===== Records provided =====
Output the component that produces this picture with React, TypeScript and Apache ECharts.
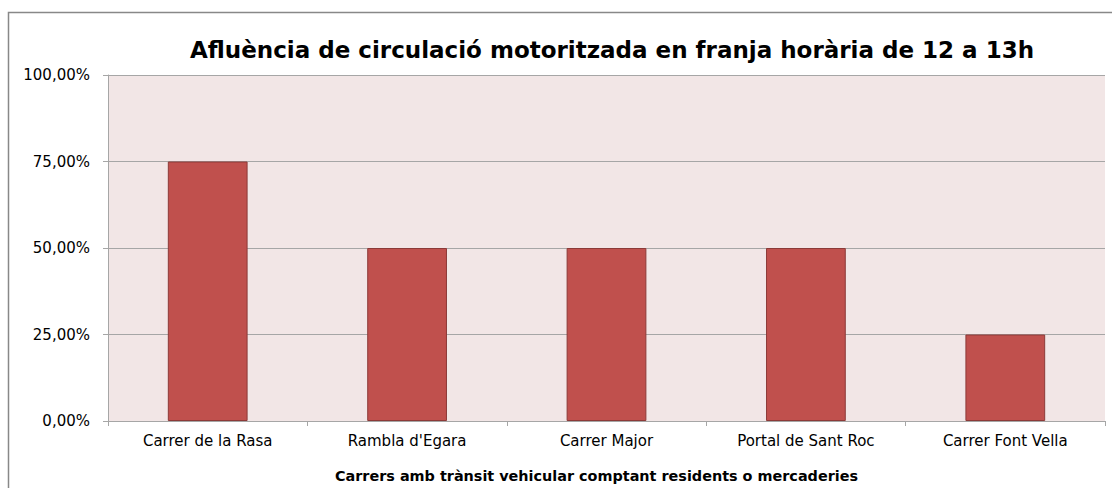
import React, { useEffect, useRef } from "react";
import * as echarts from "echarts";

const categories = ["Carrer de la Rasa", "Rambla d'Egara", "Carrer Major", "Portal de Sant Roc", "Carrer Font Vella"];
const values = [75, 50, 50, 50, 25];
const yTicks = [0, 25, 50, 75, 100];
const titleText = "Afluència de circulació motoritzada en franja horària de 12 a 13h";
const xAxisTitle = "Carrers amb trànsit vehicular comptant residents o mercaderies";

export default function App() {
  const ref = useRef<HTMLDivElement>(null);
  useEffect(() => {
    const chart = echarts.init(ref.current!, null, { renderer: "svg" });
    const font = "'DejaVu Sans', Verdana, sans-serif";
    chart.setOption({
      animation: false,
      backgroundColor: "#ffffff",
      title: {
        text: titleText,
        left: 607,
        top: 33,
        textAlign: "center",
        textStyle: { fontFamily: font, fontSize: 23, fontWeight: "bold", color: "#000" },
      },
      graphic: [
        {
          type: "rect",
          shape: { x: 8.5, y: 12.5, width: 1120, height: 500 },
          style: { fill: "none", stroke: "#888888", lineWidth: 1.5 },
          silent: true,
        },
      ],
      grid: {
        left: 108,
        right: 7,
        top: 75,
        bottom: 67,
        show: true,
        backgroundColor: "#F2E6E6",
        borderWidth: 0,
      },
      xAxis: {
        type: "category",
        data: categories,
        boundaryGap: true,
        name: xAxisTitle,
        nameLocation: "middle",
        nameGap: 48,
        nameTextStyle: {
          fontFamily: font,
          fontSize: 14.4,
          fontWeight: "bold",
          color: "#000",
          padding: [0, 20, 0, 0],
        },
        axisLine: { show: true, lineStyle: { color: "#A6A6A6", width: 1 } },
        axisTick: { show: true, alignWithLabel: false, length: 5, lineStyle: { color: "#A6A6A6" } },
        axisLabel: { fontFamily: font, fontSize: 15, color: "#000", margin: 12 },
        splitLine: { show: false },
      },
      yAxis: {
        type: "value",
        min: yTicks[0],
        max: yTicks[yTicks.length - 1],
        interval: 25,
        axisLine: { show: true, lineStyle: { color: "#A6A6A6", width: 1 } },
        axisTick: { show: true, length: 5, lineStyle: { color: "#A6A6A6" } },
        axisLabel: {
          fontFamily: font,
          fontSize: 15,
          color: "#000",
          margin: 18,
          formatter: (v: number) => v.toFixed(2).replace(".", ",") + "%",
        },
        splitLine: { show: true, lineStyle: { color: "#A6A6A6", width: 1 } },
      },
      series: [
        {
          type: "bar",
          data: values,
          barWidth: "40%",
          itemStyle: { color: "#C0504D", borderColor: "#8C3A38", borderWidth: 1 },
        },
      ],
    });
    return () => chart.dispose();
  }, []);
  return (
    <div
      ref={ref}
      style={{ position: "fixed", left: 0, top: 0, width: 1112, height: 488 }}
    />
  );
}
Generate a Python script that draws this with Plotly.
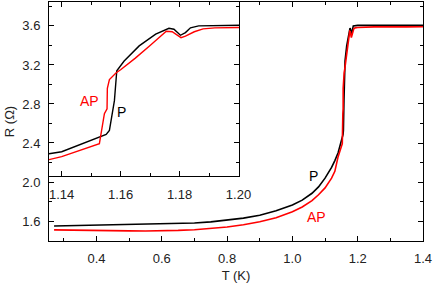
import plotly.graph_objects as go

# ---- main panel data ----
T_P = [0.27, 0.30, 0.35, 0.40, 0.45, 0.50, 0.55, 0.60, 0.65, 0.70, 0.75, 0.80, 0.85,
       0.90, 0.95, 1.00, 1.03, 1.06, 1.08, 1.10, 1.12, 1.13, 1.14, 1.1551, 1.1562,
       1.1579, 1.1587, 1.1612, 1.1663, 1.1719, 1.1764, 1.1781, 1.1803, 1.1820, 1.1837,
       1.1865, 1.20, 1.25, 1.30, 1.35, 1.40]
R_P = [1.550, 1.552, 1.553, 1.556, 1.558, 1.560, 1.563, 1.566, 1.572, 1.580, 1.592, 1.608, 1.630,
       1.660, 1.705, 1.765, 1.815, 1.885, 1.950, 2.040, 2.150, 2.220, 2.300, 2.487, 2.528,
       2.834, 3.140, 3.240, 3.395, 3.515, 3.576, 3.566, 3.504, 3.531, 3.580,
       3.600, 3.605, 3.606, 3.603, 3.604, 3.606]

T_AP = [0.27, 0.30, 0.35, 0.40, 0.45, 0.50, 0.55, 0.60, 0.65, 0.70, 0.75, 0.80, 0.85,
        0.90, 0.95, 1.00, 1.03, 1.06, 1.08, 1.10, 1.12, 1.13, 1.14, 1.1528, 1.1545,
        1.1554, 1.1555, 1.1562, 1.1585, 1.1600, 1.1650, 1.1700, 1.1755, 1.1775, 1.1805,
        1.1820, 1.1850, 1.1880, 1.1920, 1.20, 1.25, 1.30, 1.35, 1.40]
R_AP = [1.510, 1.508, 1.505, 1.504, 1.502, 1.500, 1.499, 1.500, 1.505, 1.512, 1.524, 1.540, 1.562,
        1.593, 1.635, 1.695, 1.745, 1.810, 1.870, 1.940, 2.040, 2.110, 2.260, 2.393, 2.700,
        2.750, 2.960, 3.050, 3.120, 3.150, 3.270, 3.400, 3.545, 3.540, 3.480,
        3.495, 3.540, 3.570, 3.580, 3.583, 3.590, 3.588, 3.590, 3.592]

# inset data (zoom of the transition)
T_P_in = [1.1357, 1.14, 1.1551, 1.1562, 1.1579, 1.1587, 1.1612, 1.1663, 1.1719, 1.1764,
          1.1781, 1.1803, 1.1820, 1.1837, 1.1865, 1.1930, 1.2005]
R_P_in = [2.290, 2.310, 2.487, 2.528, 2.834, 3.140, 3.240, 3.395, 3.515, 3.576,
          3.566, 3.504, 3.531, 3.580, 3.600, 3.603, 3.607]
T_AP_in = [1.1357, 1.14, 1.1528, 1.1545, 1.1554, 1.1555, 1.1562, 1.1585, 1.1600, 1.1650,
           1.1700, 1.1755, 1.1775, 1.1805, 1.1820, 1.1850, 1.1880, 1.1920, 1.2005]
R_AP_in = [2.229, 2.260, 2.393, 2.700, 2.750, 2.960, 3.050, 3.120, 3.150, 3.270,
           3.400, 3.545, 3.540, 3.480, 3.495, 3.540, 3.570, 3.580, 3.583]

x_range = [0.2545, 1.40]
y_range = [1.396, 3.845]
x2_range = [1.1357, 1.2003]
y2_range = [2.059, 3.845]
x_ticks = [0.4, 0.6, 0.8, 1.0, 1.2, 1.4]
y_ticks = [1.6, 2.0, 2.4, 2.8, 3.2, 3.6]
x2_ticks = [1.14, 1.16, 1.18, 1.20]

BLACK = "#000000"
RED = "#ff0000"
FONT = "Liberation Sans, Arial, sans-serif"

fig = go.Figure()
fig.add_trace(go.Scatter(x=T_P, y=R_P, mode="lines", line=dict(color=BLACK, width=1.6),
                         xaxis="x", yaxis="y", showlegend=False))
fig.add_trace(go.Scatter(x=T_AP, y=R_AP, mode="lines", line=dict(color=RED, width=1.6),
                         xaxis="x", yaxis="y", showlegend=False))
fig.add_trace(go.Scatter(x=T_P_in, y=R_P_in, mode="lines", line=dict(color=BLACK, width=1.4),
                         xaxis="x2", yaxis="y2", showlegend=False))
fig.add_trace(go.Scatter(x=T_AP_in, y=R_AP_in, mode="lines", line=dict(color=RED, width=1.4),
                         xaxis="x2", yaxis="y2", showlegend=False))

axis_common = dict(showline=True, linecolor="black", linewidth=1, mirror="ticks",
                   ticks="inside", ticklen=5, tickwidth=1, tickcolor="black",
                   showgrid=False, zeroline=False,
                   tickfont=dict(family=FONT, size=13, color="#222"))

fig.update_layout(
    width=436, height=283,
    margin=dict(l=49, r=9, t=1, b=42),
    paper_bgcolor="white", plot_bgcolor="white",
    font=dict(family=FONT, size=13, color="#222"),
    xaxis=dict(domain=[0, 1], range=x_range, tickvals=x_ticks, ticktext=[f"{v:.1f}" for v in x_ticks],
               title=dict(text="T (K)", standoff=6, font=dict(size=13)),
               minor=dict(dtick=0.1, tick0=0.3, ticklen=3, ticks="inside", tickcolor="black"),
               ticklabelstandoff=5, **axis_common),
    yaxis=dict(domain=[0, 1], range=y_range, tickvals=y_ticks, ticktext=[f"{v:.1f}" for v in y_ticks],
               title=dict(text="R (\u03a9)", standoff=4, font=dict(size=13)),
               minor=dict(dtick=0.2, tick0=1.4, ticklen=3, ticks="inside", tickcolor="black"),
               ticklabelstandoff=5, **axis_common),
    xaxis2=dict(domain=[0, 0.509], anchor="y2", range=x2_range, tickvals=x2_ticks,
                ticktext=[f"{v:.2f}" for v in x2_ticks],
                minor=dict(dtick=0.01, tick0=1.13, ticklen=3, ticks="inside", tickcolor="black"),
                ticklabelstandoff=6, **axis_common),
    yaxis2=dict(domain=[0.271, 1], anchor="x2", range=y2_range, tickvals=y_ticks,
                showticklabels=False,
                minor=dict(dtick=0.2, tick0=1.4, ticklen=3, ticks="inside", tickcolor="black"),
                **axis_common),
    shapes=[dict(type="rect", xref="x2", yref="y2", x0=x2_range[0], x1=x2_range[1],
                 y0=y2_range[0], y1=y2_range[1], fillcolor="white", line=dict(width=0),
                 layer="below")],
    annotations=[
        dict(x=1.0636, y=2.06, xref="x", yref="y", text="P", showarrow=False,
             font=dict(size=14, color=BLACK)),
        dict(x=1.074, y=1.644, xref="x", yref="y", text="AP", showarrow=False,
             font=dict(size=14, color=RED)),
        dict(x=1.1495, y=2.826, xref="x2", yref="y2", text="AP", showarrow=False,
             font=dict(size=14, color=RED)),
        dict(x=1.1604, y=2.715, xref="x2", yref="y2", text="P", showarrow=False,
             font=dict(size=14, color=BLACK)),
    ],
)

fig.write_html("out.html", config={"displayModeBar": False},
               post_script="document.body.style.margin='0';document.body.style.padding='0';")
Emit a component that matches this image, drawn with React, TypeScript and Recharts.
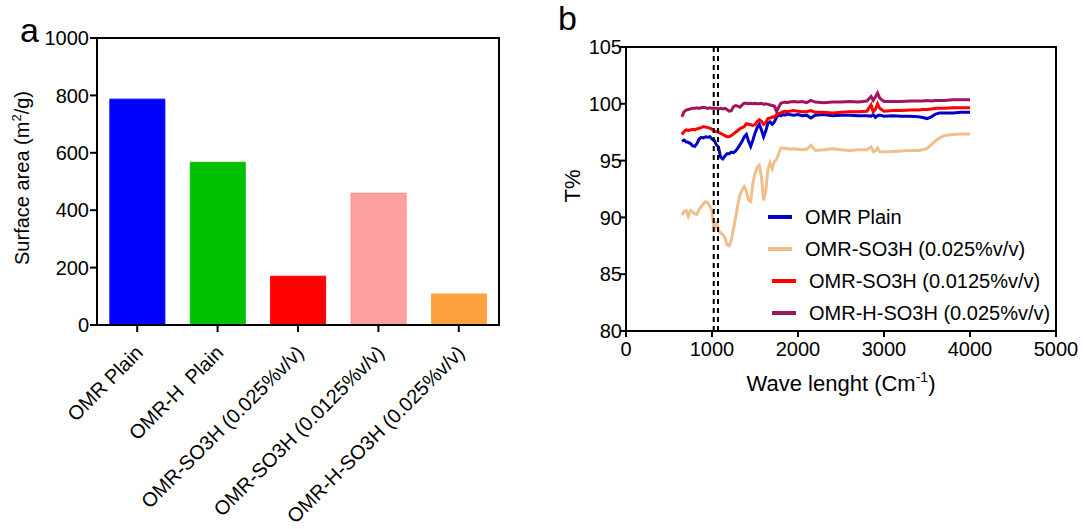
=====
[Short problem] The lines from the top of the data above through the one holding "amb trànsit vehicular" are to be repeated exactly, and only those, with no pictures.

[Solution]
Output the component that produces this picture with React, TypeScript and Apache ECharts.
import React, { useEffect, useRef } from "react";
import * as echarts from "echarts";

const categories = ["Carrer de la Rasa", "Rambla d'Egara", "Carrer Major", "Portal de Sant Roc", "Carrer Font Vella"];
const values = [75, 50, 50, 50, 25];
const yTicks = [0, 25, 50, 75, 100];
const titleText = "Afluència de circulació motoritzada en franja horària de 12 a 13h";
const xAxisTitle = "Carrers amb trànsit vehicular comptant residents o mercaderies";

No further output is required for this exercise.